The transectal walk
Paul-Armand Gette & Bernard Plossu
40.00 €
.
2013
Publisher: Musée Gassendi / CAIRN Art Centre
Artist’s book: published in 150 copies including 100 numbered copies signed by the artists.
“It was Friday 8 July 2011, and we were not on bicycles, and Paulette was not with us either, but more sophisticated people with 0m behind. We went from Cheveux de Venus’s Hair to the Splendours of the night, and no one would have known anything about it if Bernard Plossu had not been there, appearing on the right or left, front or back, sometimes disappearing, with one eye screwed up and the other on the viewfinder. No, not of the rifle: he does not belong to the sad band of damned stupid hunters who murder animals, and not even to the brotherhood of photographers that I detest. He is an artist who lets us see afterwards what we had missed and what we would never have seen without him. He is a kind of leprechaun and, ever since we met in Naples in the late 1980s, we come across each other, always smiling, as if to say “Everything is fine, my friend” even if the times are more and more disgusting.

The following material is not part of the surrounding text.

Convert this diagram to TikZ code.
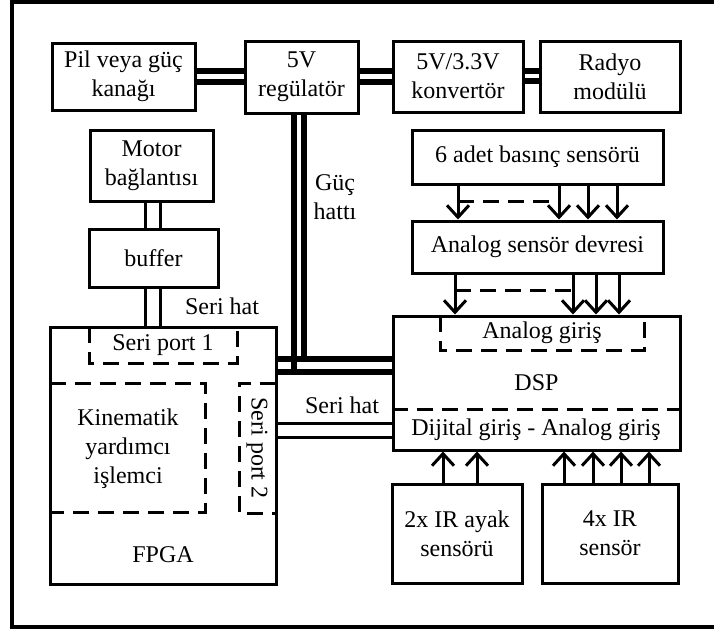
\documentclass[tikz,border=0pt]{standalone}
\usepackage{fontspec}
\setmainfont{Liberation Serif}
\usetikzlibrary{arrows.meta}

\tikzset{
    blk/.style={draw, line width=1.5pt, inner sep=0pt, align=center},
    dsh/.style={line width=1.5pt, dash pattern=on 8pt off 4.5pt},
    pwr/.style={line width=3pt},
    sig/.style={line width=1.5pt},
    arr/.style={line width=1.5pt, -{Straight Barb[length=6pt,width=11pt]}},
    lbl/.style={align=center, inner sep=0pt}
}

\begin{document}
\begin{tikzpicture}[x=0.5pt, y=-0.5pt, font=\fontsize{12}{14.5}\selectfont]

    \useasboundingbox (0,0) rectangle (714,632);
    \draw[line width=2pt] (714,1.5) -- (11.5,1.5) -- (11.5,626.5) -- (714,626.5);

    %power chain
    \node[blk, minimum width=71.5pt, minimum height=33.5pt] (pil) at (123.5,76.5) {Pil veya güç\\kanağı};
    \node[blk, minimum width=56.5pt, minimum height=36pt] (reg) at (301.5,77) {5V\\regülatör};
    \node[blk, minimum width=65pt, minimum height=35.5pt] (conv) at (458,76.5) {5V/3.3V\\konvertör};
    \node[blk, minimum width=70pt, minimum height=35.5pt] (radyo) at (610,76.5) {Radyo\\modülü};

    \draw[pwr] (pil.east |- 0,71) -- (reg.west |- 0,71);
    \draw[pwr] (pil.east |- 0,82) -- (reg.west |- 0,82);
    \draw[pwr] (reg.east |- 0,71) -- (conv.west |- 0,71);
    \draw[pwr] (reg.east |- 0,82) -- (conv.west |- 0,82);
    \draw[pwr] (conv.east |- 0,71) -- (radyo.west |- 0,71);
    \draw[pwr] (conv.east |- 0,81) -- (radyo.west |- 0,81);

    %motor side
    \node[blk, minimum width=61.5pt, minimum height=35.5pt] (motor) at (151.5,165.5) {Motor\\bağlantısı};
    \node[blk, minimum width=64.5pt, minimum height=29pt] (buf) at (153.5,258) {buffer};
    \node[blk, minimum width=113pt, minimum height=128.5pt] (fpga) at (163,455.5) {};
    \node[lbl] (fpgalbl) at (163,555) {FPGA};

    \draw[sig] (motor.south -| 145,0) -- (buf.north -| 145,0);
    \draw[sig] (motor.south -| 160,0) -- (buf.north -| 160,0);
    \draw[sig] (buf.south -| 145,0) -- (fpga.north -| 145,0);
    \draw[sig] (buf.south -| 160,0) -- (fpga.north -| 160,0);
    \node[lbl] (serihat1) at (222,306) {Seri hat};

    %inside fpga
    \draw[dsh] (89,327) -- (89,363) -- (237,363) -- (237,327);
    \node[lbl] (sp1) at (163,345) {Seri port 1};
    \draw[dsh] (50,383) -- (205,383) -- (205,512) -- (50,512);
    \node[lbl] (kin) at (128,449) {Kinematik\\yardımcı\\işlemci};
    \draw[dsh] (276,383) -- (239,383) -- (239,513) -- (276,513);
    \node[lbl, rotate=-90] (sp2) at (257,448) {Seri port 2};

    %sensors and dsp
    \node[blk, minimum width=125.5pt, minimum height=27pt] (bas) at (537.5,157) {6 adet basınç sensörü};
    \node[blk, minimum width=125.5pt, minimum height=26pt] (asd) at (537.5,247) {Analog sensör devresi};
    \node[blk, minimum width=143.5pt, minimum height=67pt] (dsp) at (536.5,383) {DSP};
    \node[blk, minimum width=65pt, minimum height=49.5pt] (ir2) at (457,533.5) {2x IR ayak\\sensörü};
    \node[blk, minimum width=68pt, minimum height=49.5pt] (ir4) at (610,533.5) {4x IR\\sensör};

    \draw[dsh] (440,316) -- (440,350) -- (644,350) -- (644,316);
    \node[lbl] (ag) at (542,333) {Analog giriş};
    \draw[dsh] (dsp.west |- 0,409) -- (dsp.east |- 0,409);
    \node[lbl] (dg) at (536,430) {Dijital giriş - Analog giriş};

    \foreach \x in {458,559,588,617}
        \draw[arr] (bas.south -| \x,0) -- (asd.north -| \x,0);
    \draw[dsh] (458,201) -- (559,201);
    \foreach \x in {455,573,596,619}
        \draw[arr] (asd.south -| \x,0) -- (dsp.north -| \x,0);
    \draw[dsh] (455,290) -- (573,290);
    \foreach \x in {443,477}
        \draw[arr] (ir2.north -| \x,0) -- (dsp.south -| \x,0);
    \foreach \x in {564,593,621,649}
        \draw[arr] (ir4.north -| \x,0) -- (dsp.south -| \x,0);

    %power line and serial line
    \draw[pwr] (reg.south -| 294,0) -- (294,372);
    \draw[pwr] (reg.south -| 304,0) -- (304,359);
    \draw[pwr] (fpga.east |- 0,359) -- (dsp.west |- 0,359);
    \draw[pwr] (fpga.east |- 0,372) -- (dsp.west |- 0,372);
    \node[lbl] (guc) at (335,197) {Güç\\hattı};

    \draw[sig] (fpga.east |- 0,423) -- (dsp.west |- 0,423);
    \draw[sig] (fpga.east |- 0,437) -- (dsp.west |- 0,437);
    \node[lbl] (serihat2) at (342,405) {Seri hat};

\end{tikzpicture}
\end{document}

He touches the image with the delicacy of a slightly shy lover who slips his hand under Paulette’s skirt. Phew, that’s it, I’m overtaken by my ‘propensity to be excessive’. It’s the fault of the other person, with his song that I can’t get out of my head. Excuse me, Bernard, but, before leaving to strut about on an Andalusian beach, the ‘girl cousin from the Alpine meadows’ sent me the photographs that you took between Digne and Auzet, as I already said on 8 July 2011. It seems that we are going to make an artists’ book, in the plural naturally, since we are, it is the girl cousin who says so, and so we will believe her, and next time…
well, we’ll see!”
Paul-Armand Gette, Paris, 28 April 2012.